Remarkably, Kane did not discuss something that the Army has considered but never formally adopted: “360-degree” officer reviews. Adding the voices of an officer’s peers and subordinates could counterbalance conformity and cronyism. It might also do a better job of identifying particularly capable leaders respected by the soldiers who actually have to live with an officer’s decisions.

Col. Craig A. Collier Lt. Col. Timothy F. Watson
Washington, D.C.

Tim Kane replies:

I agree entirely with Craig Collier and Timothy Watson: the flaws of military personnel rules are much bigger than the retention crisis.

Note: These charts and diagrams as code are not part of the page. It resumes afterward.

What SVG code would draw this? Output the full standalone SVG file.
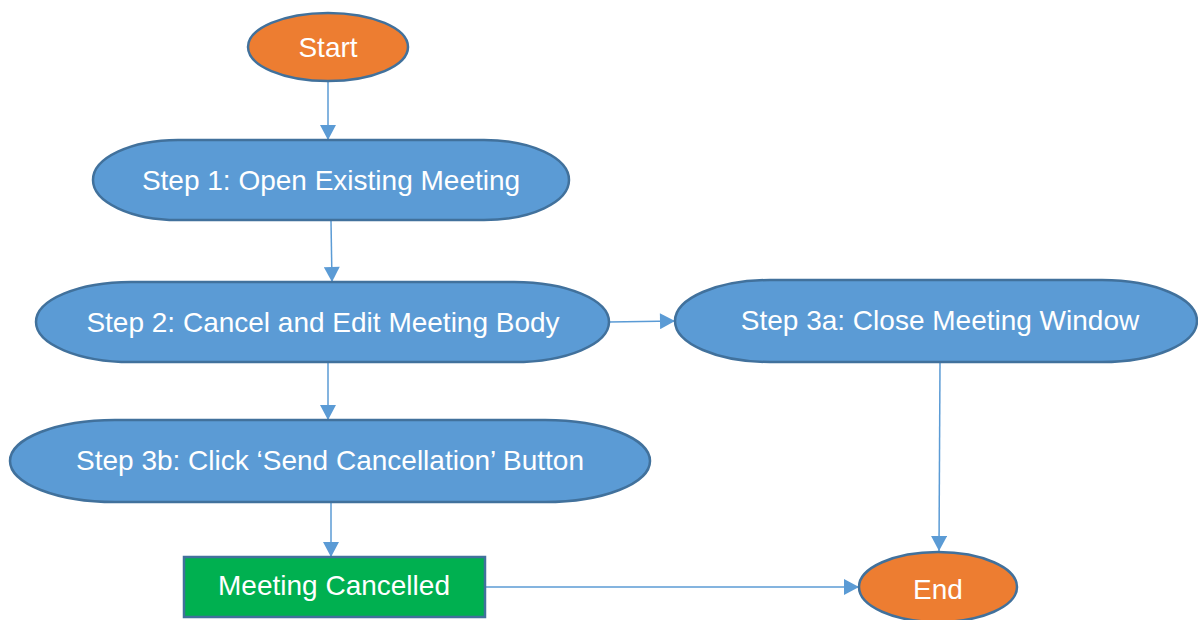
<svg xmlns="http://www.w3.org/2000/svg" width="1198" height="620" viewBox="0 0 1198 620">
  <defs>
    <marker id="arrow" markerUnits="userSpaceOnUse" markerWidth="16" markerHeight="16" viewBox="0 0 15 16" refX="15" refY="8" orient="auto">
      <path d="M0,0 L15,8 L0,16 Z" fill="#5B9BD5"/>
    </marker>
  </defs>
  <style>
    .step { fill: #5B9BD5; stroke: #41719C; stroke-width: 2.5; }
    .term { fill: #ED7D31; stroke: #41719C; stroke-width: 2.5; }
    .box { fill: #00B050; stroke: #41719C; stroke-width: 2.5; }
    .lbl { font-family: "Liberation Sans", Arial, sans-serif; font-size: 28px; fill: #FFFFFF; text-anchor: middle; dominant-baseline: central; }
    .conn { stroke: #5B9BD5; stroke-width: 1.5; fill: none; marker-end: url(#arrow); }
  </style>
  <rect width="1198" height="620" fill="#FFFFFF"/>
  <g id="connectors">
    <line class="conn" x1="328" y1="82" x2="328" y2="140"/>
    <line class="conn" x1="331" y1="221" x2="332" y2="282"/>
    <line class="conn" x1="609" y1="322" x2="675" y2="321"/>
    <line class="conn" x1="328" y1="363" x2="328" y2="420"/>
    <line class="conn" x1="940" y1="363" x2="939" y2="551"/>
    <line class="conn" x1="331" y1="503" x2="331" y2="557"/>
    <line class="conn" x1="486" y1="587" x2="859" y2="587"/>
  </g>
  <g id="start">
    <ellipse class="term" cx="328" cy="47" rx="80" ry="34"/>
    <text class="lbl" x="328" y="47">Start</text>
  </g>
  <g id="step1">
    <rect class="step" x="93" y="140" width="476" height="80" rx="85" ry="40"/>
    <text class="lbl" x="331" y="180">Step 1: Open Existing Meeting</text>
  </g>
  <g id="step2">
    <rect class="step" x="36" y="282" width="573" height="80" rx="95" ry="40"/>
    <text class="lbl" x="323" y="322">Step 2: Cancel and Edit Meeting Body</text>
  </g>
  <g id="step3a">
    <rect class="step" x="675" y="280" width="522" height="82" rx="95" ry="41"/>
    <text class="lbl" x="940" y="320">Step 3a: Close Meeting Window</text>
  </g>
  <g id="step3b">
    <rect class="step" x="10" y="420" width="640" height="82" rx="105" ry="41"/>
    <text class="lbl" x="330" y="460">Step 3b: Click ‘Send Cancellation’ Button</text>
  </g>
  <g id="cancelled">
    <rect class="box" x="184" y="557" width="301" height="60"/>
    <text class="lbl" x="334" y="585">Meeting Cancelled</text>
  </g>
  <g id="end">
    <ellipse class="term" cx="938" cy="587" rx="79" ry="35"/>
    <text class="lbl" x="938" y="589">End</text>
  </g>
</svg>
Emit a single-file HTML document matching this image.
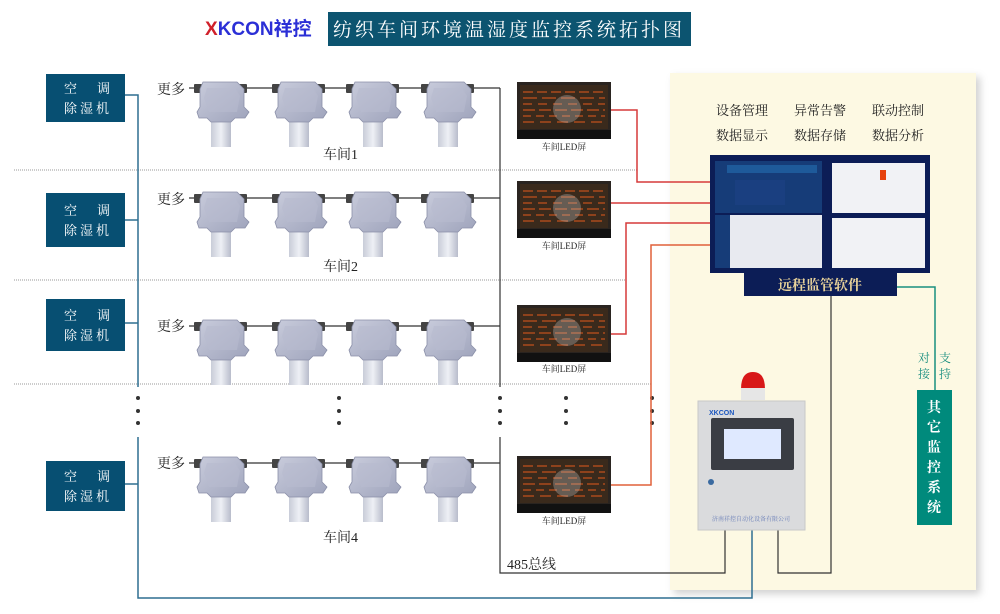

Bleeding talent means not that all of the best officers leave early, but that many do (an observation of more than 80 percent of the active-duty officers I surveyed). The larger message is that the great officers who remain in uniform are ineffectively evaluated, and are not always matched with the right jobs and given the freedom to excel, whether that be in a specialty or in command. It’s long past time for the U.S. military to recognize—as the Soviet Union did—that central planning of any resource is never more efficient than a market. I remain honored and awed by the service of the men and women in uniform, especially those who, like Collier and Watson, have innovative ideas.

Corrections

The Rise of the New Global Elite” (January/February Atlantic) mentioned “Paul Allen’s Sun Valley gathering.” This should have read “Herb Allen’s Sun Valley gathering.” In the same issue, “The Kindest Cut” should have said that Dr. Ronald Wandira works for Population Services International. “The Last Stand of Ricardo Sanchez” should have read that at the time of his retirement, Sanchez was the highest-ranking Latino in the Army, not the highest-ranking Latino ever to have served.